--- Start of Data listing ---

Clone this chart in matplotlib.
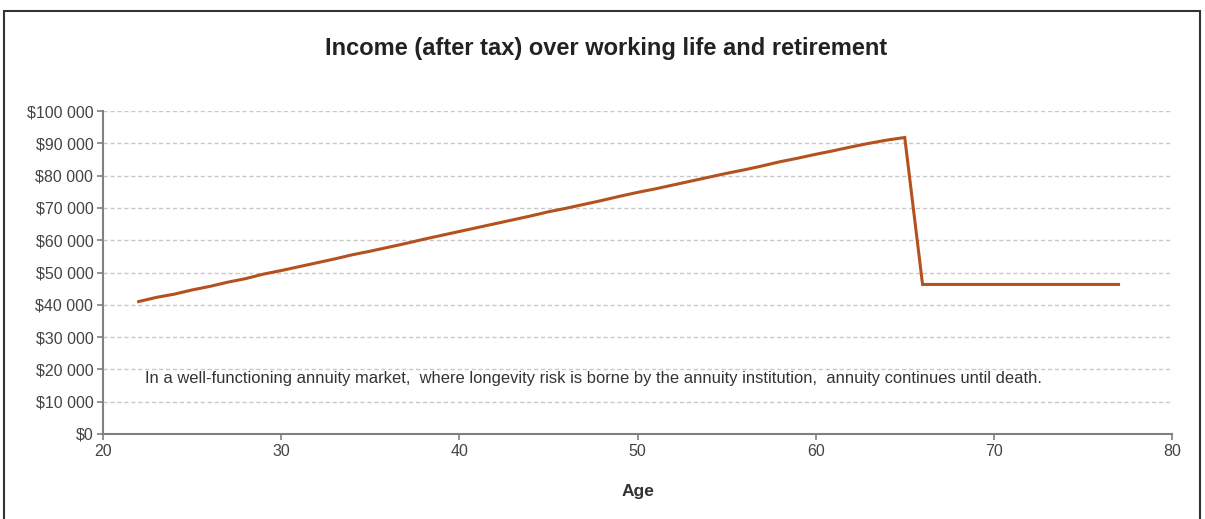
import numpy as np
import matplotlib.pyplot as plt
from matplotlib.patches import Rectangle
from matplotlib.ticker import FuncFormatter

plt.rcParams['font.family'] = ['Liberation Sans', 'DejaVu Sans']

# ages and after-tax income
work_ages = list(range(22, 66))
work_income = [41000, 42300, 43300, 44600, 45700, 47000, 48100, 49500, 50600, 51800,
               53000, 54200, 55500, 56600, 57800, 59000, 60300, 61500, 62700, 63900,
               65100, 66300, 67500, 68800, 69900, 71100, 72300, 73600, 74800, 75900,
               77100, 78300, 79500, 80700, 81800, 83000, 84300, 85400, 86600, 87700,
               88900, 90000, 91000, 91800]
retire_ages = list(range(66, 78))
retire_income = [46300] * len(retire_ages)

ages = work_ages + retire_ages
income = work_income + retire_income

yticks = list(range(0, 100001, 10000))
xticks = [20, 30, 40, 50, 60, 70, 80]

fig = plt.figure(figsize=(12.05, 5.19), dpi=100)
ax = fig.add_axes([0.0855, 0.1638, 0.8871, 0.6223])

ax.plot(ages, income, color='#B4521F', lw=2.2, solid_joinstyle='miter')

ax.set_xlim(20, 80)
ax.set_ylim(0, 100000)
ax.set_xticks(xticks)
ax.set_yticks(yticks)
ax.yaxis.set_major_formatter(FuncFormatter(lambda v, p: '$' + f'{int(v):,}'.replace(',', ' ')))
ax.grid(axis='y', color='#c8c8c8', ls=(0, (3, 2)), lw=1)
ax.set_axisbelow(True)

for s in ['top', 'right']:
    ax.spines[s].set_visible(False)
for s in ['left', 'bottom']:
    ax.spines[s].set_color('#808080')
    ax.spines[s].set_linewidth(1.5)
ax.tick_params(colors='#808080', length=4, width=1.2, labelsize=11.5, labelcolor='#444444')
ax.tick_params(axis='y', pad=3)

ax.set_xlabel('Age', fontsize=12.5, fontweight='bold', color='#333333', labelpad=18)
fig.text(0.503, 0.907, 'Income (after tax) over working life and retirement',
         ha='center', va='center', fontsize=17, fontweight='bold', color='#222222')

ax.text(22.35, 17300,
        'In a well-functioning annuity market,  where longevity risk is borne by the annuity institution,  annuity continues until death.',
        fontsize=11.9, color='#333333', va='center', ha='left')

fig.patches.append(Rectangle((0.003, -0.1), 0.993, 1.1 - 11 / 519, transform=fig.transFigure,
                             fill=False, edgecolor='#333333', lw=1.5))

fig.savefig('out.png', dpi=100)
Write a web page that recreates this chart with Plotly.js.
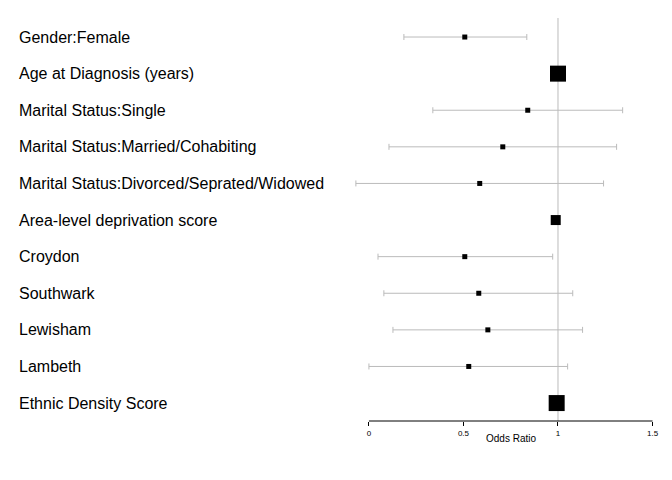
<!DOCTYPE html>
<html>
<head>
<script src="https://cdn.plot.ly/plotly-3.0.1.min.js"></script>
<style>body{margin:0;background:#fff}</style>
</head>
<body>
<div id="graph" style="width:672px;height:480px"></div>
<script>
var labels = ['Gender:Female', 'Age at Diagnosis (years)', 'Marital Status:Single',
  'Marital Status:Married/Cohabiting', 'Marital Status:Divorced/Seprated/Widowed',
  'Area-level deprivation score', 'Croydon', 'Southwark', 'Lewisham', 'Lambeth',
  'Ethnic Density Score'];
var oddsRatio = [0.507, 1.0, 0.84, 0.708, 0.586, 0.988, 0.507, 0.581, 0.629, 0.528, 0.993];
var lower = [0.185, 0.99, 0.338, 0.106, -0.069, 0.98, 0.048, 0.079, 0.127, 0.0, 0.985];
var upper = [0.835, 1.01, 1.342, 1.31, 1.241, 0.995, 0.972, 1.078, 1.13, 1.051, 1.0];
var boxSize = [5, 16, 5, 5, 5, 10, 5, 5, 5, 5, 16];

var rows = labels.map(function(d, i) { return i; });

var ci = {
  x: oddsRatio,
  y: rows,
  mode: 'markers',
  type: 'scatter',
  marker: {size: 0.1, color: 'rgba(0,0,0,0)'},
  error_x: {
    type: 'data', symmetric: false,
    array: oddsRatio.map(function(v, i) { return upper[i] - v; }),
    arrayminus: oddsRatio.map(function(v, i) { return v - lower[i]; }),
    color: '#bbbbbb', thickness: 1, width: 3
  },
  hoverinfo: 'skip'
};

var boxes = {
  x: oddsRatio,
  y: rows,
  mode: 'markers',
  type: 'scatter',
  marker: {symbol: 'square', color: '#000', size: boxSize, opacity: 1, line: {width: 0}},
  hoverinfo: 'x'
};

var annotations = labels.map(function(t, i) {
  return {text: t, xref: 'paper', yref: 'y', x: -0.973, y: i, xanchor: 'left',
    showarrow: false, font: {family: 'Liberation Sans, Arial', size: 16, color: '#000'}};
});
annotations.push({text: 'Odds Ratio', xref: 'x', yref: 'paper', x: 0.75, y: 0,
  yshift: -25, showarrow: false, font: {family: 'Liberation Sans, Arial', size: 10, color: '#000'}});

var layout = {
  showlegend: false,
  margin: {l: 340, r: 0, t: 18, b: 59},
  paper_bgcolor: '#fff', plot_bgcolor: '#fff',
  xaxis: {range: [-0.153, 1.603], tickvals: [0, 0.5, 1, 1.5], ticktext: ['0', '0.5', '1', '1.5'],
    ticks: 'outside', ticklen: 4, tickcolor: '#000', showgrid: false, zeroline: false,
    showline: false, tickfont: {family: 'Liberation Sans, Arial', size: 8, color: '#000'}},
  yaxis: {range: [10.49, -0.52], showticklabels: false, showgrid: false, zeroline: false, ticks: ''},
  shapes: [
    {type: 'line', xref: 'x', yref: 'paper', x0: 1, x1: 1, y0: 0, y1: 1,
      line: {color: '#bbbbbb', width: 1}, layer: 'below'},
    {type: 'line', xref: 'x', yref: 'paper', x0: 0, x1: 1.5, y0: 0, y1: 0,
      line: {color: '#000', width: 1}}
  ],
  annotations: annotations
};

Plotly.newPlot('graph', [ci, boxes], layout, {displayModeBar: false});
</script>
</body>
</html>
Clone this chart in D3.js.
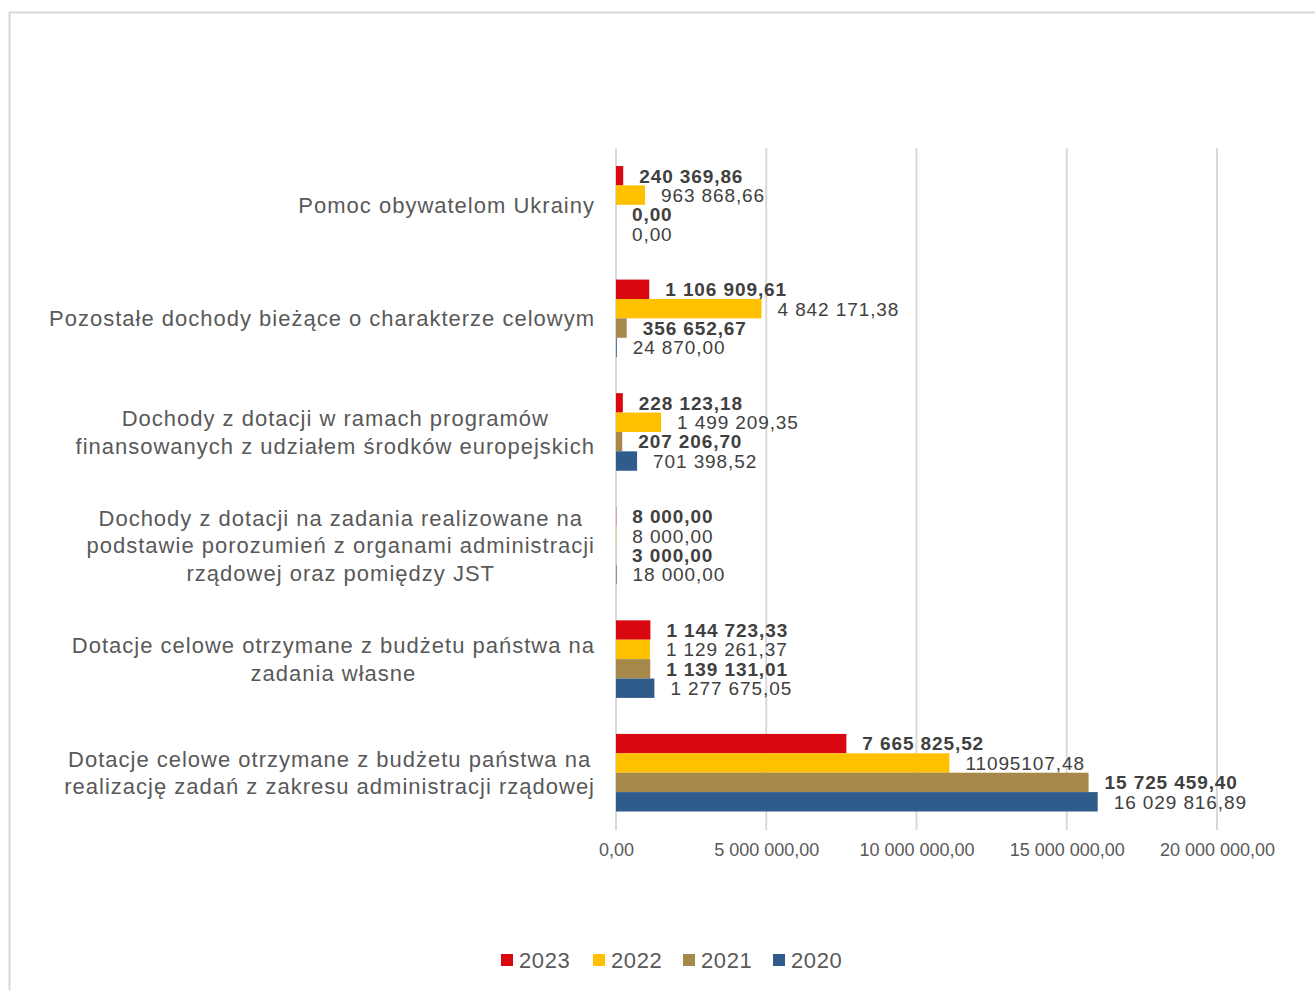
<!DOCTYPE html>
<html>
<head>
<meta charset="utf-8">
<script src="https://cdnjs.cloudflare.com/ajax/libs/d3/7.8.5/d3.min.js"></script>
<style>
  body { margin: 0; background: #fff; }
  svg { display: block; font-family: "Liberation Sans", Arial, sans-serif; }
</style>
</head>
<body>
<svg id="chart" width="1315" height="990"></svg>
<script>
// categories, top to bottom (each entry = label lines)
var categories = [
  ["Pomoc obywatelom Ukrainy"],
  ["Pozostałe dochody bieżące o charakterze celowym"],
  ["Dochody z dotacji w ramach programów", "finansowanych z udziałem środków europejskich"],
  ["Dochody z dotacji na zadania realizowane na", "podstawie porozumień z organami administracji", "rządowej oraz pomiędzy JST"],
  ["Dotacje celowe otrzymane z budżetu państwa na", "zadania własne"],
  ["Dotacje celowe otrzymane z budżetu państwa na", "realizację zadań z zakresu administracji rządowej"]
];

var years = ["2023", "2022", "2021", "2020"];
var colors = ["#d9070f", "#ffc000", "#a6884a", "#2f5c8a"];

var values2023 = [240369.86, 1106909.61, 228123.18, 8000.00, 1144723.33, 7665825.52];
var values2022 = [963868.66, 4842171.38, 1499209.35, 8000.00, 1129261.37, 11095107.48];
var values2021 = [0.00, 356652.67, 207206.70, 3000.00, 1139131.01, 15725459.40];
var values2020 = [0.00, 24870.00, 701398.52, 18000.00, 1277675.05, 16029816.89];

var labels2023 = ["240 369,86", "1 106 909,61", "228 123,18", "8 000,00", "1 144 723,33", "7 665 825,52"];
var labels2022 = ["963 868,66", "4 842 171,38", "1 499 209,35", "8 000,00", "1 129 261,37", "11095107,48"];
var labels2021 = ["0,00", "356 652,67", "207 206,70", "3 000,00", "1 139 131,01", "15 725 459,40"];
var labels2020 = ["0,00", "24 870,00", "701 398,52", "18 000,00", "1 277 675,05", "16 029 816,89"];

var tickValues = [0, 5000000, 10000000, 15000000, 20000000];
var tickLabels = ["0,00", "5 000 000,00", "10 000 000,00", "15 000 000,00", "20 000 000,00"];

var seriesValues = [values2023, values2022, values2021, values2020];
var seriesLabels = [labels2023, labels2022, labels2021, labels2020];
var boldSeries = [true, false, true, false];

var svg = d3.select("#chart");

// outer chart border
svg.append("path")
  .attr("d", "M9.5,990 V12.5 H1315")
  .attr("fill", "none")
  .attr("stroke", "#d9d9d9")
  .attr("stroke-width", 2);

var x = d3.scaleLinear().domain([0, 20000000]).range([616, 1217]);
var y = d3.scaleBand()
  .domain(d3.range(categories.length))
  .range([148, 829.5])
  .paddingInner(0.317)
  .paddingOuter(0.1585);
var ySub = d3.scaleBand().domain(d3.range(years.length)).range([0, y.bandwidth()]);

// gridlines
svg.append("g").selectAll("line")
  .data(tickValues)
  .enter().append("line")
  .attr("x1", function (d) { return x(d); })
  .attr("x2", function (d) { return x(d); })
  .attr("y1", 148)
  .attr("y2", 830)
  .attr("stroke", "#d9d9d9")
  .attr("stroke-width", 2);

// x axis labels
var xAxis = d3.axisBottom(x)
  .tickValues(tickValues)
  .tickFormat(function (d, i) { return tickLabels[i]; })
  .tickSize(0)
  .tickPadding(0);

var gx = svg.append("g")
  .attr("transform", "translate(0,843)")
  .call(xAxis);
gx.select(".domain").remove();
gx.selectAll("text")
  .attr("fill", "#595959")
  .style("font-size", "18px")
  .style("font-family", "'Liberation Sans', Arial, sans-serif");

// bars
var groups = svg.append("g").selectAll("g")
  .data(categories)
  .enter().append("g")
  .attr("transform", function (d, i) { return "translate(0," + y(i) + ")"; });

groups.each(function (cat, ci) {
  var g = d3.select(this);
  seriesValues.forEach(function (vals, si) {
    g.append("rect")
      .attr("x", x(0))
      .attr("y", ySub(si))
      .attr("width", x(vals[ci]) - x(0))
      .attr("height", ySub.bandwidth())
      .attr("fill", colors[si]);

    g.append("text")
      .attr("x", x(vals[ci]) + 16)
      .attr("y", ySub(si) + ySub.bandwidth() / 2)
      .attr("dy", "0.36em")
      .attr("fill", "#404040")
      .style("font-size", "19px")
      .style("letter-spacing", "0.9px")
      .style("font-weight", boldSeries[si] ? "bold" : "normal")
      .text(seriesLabels[si][ci]);
  });
});

// category labels
var lineH = 27.5;
groups.each(function (cat, ci) {
  var g = d3.select(this);
  var t = g.append("text")
    .attr("fill", "#595959")
    .style("font-size", "22px")
    .style("letter-spacing", "1px")
    .attr("text-anchor", "middle");
  var cy = y.bandwidth() / 2;
  var top = cy - (cat.length - 1) * lineH / 2;
  cat.forEach(function (line, li) {
    t.append("tspan")
      .attr("y", top + li * lineH)
      .attr("dy", "0.36em")
      .text(line);
  });
  var maxW = 0;
  t.selectAll("tspan").each(function () {
    maxW = Math.max(maxW, this.getComputedTextLength());
  });
  t.selectAll("tspan").attr("x", 595 - maxW / 2);
});

// legend
var legendX = [501, 593, 683, 773];
var legend = svg.append("g").selectAll("g")
  .data(years)
  .enter().append("g")
  .attr("transform", function (d, i) { return "translate(" + legendX[i] + ",954)"; });

legend.append("rect")
  .attr("width", 12)
  .attr("height", 12)
  .attr("fill", function (d, i) { return colors[i]; });

legend.append("text")
  .attr("x", 18)
  .attr("y", 6)
  .attr("dy", "0.36em")
  .attr("fill", "#595959")
  .style("font-size", "22px")
  .style("letter-spacing", "0.6px")
  .text(function (d) { return d; });
</script>
</body>
</html>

--- End of Data listing ---

● Problem description:
Pick out all the lines with the word "chart" in them and copy them.

● Complete answer:
Clone this chart in matplotlib.
Write a web page that recreates this chart with Plotly.js.
Clone this chart in D3.js.
<svg id="chart" width="1315" height="990"></svg>
var svg = d3.select("#chart");
// outer chart border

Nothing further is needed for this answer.